Oh, and this storage sanitization has another dimension. If JVM crashes for some reason mid-dump, we would need to deal with the partial dump files. That does not sound complicated with heap sanitization tools that run right after the dump: after all, if `.hprof` is corrupted, we can just claim failure and delete the original dump file regardless. But things like two-phase heap dumps (JDK-8306441) that write out the chunks of the dump into temporary files, and then merge them, could have interesting implications on this story. E.g. if we crash mid-chunk-dump, there is no `.hprof` file, and we would need to look around for deleting the chunks. You'd think they also end with `.hprof`, but they are not :) Not writing sensitive stuff in those heap dump chunks side-steps a lot of this mess.
01-08-2024

The alternative is to use the separate heap dump sanitization tools. That alternative is not exclusive with suggested JVM improvement, but comes as a useful addition to defense-in-depth strategy. Heavily fortified environments have several layers of defenses on exfiltration path: dump sanitization -> dump checkers -> dump use audit. Making JVM not to dump the confidential data to begin with adds another protective layer to this scheme, which covers the case when any of the subsequent layers fail. Plus, it gives an edge in security posture: nothing sensitive hits the file storage, which makes post-dump storage sanitization questions less pressing.
01-08-2024

(copying things from PR, so they are not buried there) Notes from the field, looking through real world heap dumps: while most of the time the confidential data is in primitive arrays (key material, cipher buffers, string contents), primitive fields carry identifiable data as well, e.g. numeric account/transaction IDs.

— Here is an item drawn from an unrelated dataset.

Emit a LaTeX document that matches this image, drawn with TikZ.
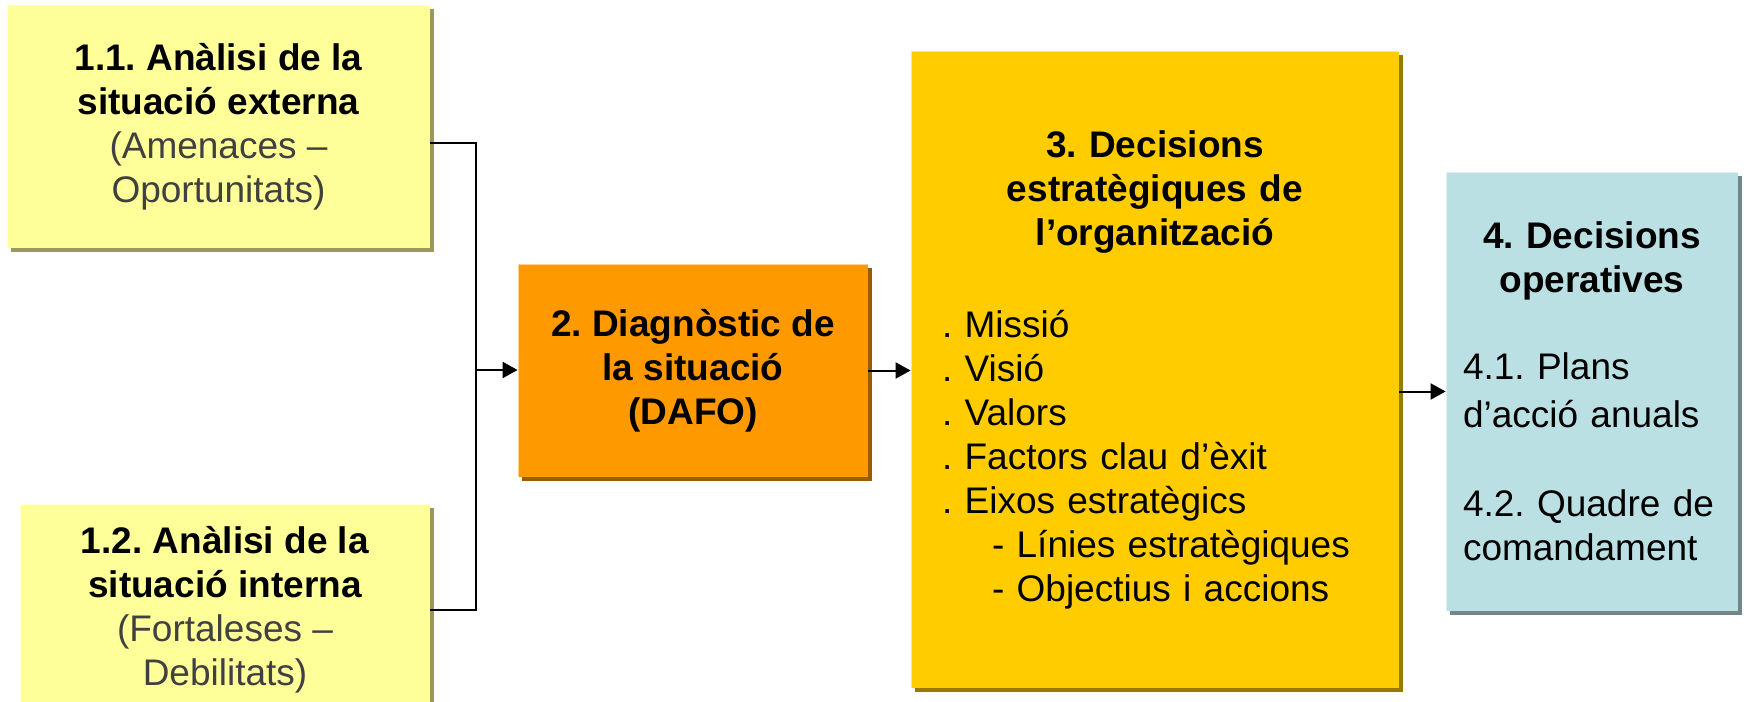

Even double/floats contain data often, think financial data or even (pants heavily) LLM weights. A good approach is to strip everything that is not needed to follow-up on heap occupancy problems, as this is an overwhelmingly major use case. I think the approach of "strip everything, but the shape of the object graph and the shape of the objects" is a very reasonable thing to do. This is what zeroing out all primitive fields and primitive arrays contents achieves, IMO.
01-08-2024

> I read the closing of JDK-8078234 as it simply not being a high enough priority at the time. Which implies it was not considered necessary and/or worthwhile. It sounds to me that what your are looking for is more a summary heap dump - with the classes and instances and links between them, but no actual "data" as such from any object. Edit I'd missed the link to the PR when I wrote that. > The change doesn't seem particularly intrusive to me, Right. I had assume general purpose oop printing/dumping logic was involved but it seems specific to the HeapDumper with no affects elsewhere.
01-08-2024

A pull request was submitted for review. Branch: master URL: https://git.openjdk.org/jdk/pull/20409 Date: 2024-07-31 19:10:41 +0000
31-07-2024

I read the closing of JDK-8078234 as it simply not being a high enough priority at the time. For our organization (and I would think other support organizations), this is a high priority. We don't want 3rd party customers sharing their unsecured heap dumps with us. We would prefer to make it as easy as possible for them to redact confidential information from the heap dumps. In many cases, we must explain to the users exactly how to create a heap dump in the first place. The change doesn't seem particularly intrusive to me, but we can discuss that in the forthcoming pull request.
31-07-2024

JDK-8078234 was closed many years ago as not being considered necessary or worthwhile. This seems likely to be quite an intrusive change and relies on the application deployer, or the tool user, to know that the flag is needed. Applications that are concerned about plain text confidential or personally identifiable information, should perhaps be taking steps to not keep it in plain text within Java object fields. The ability to redact a heap dump seems like "false security" to me.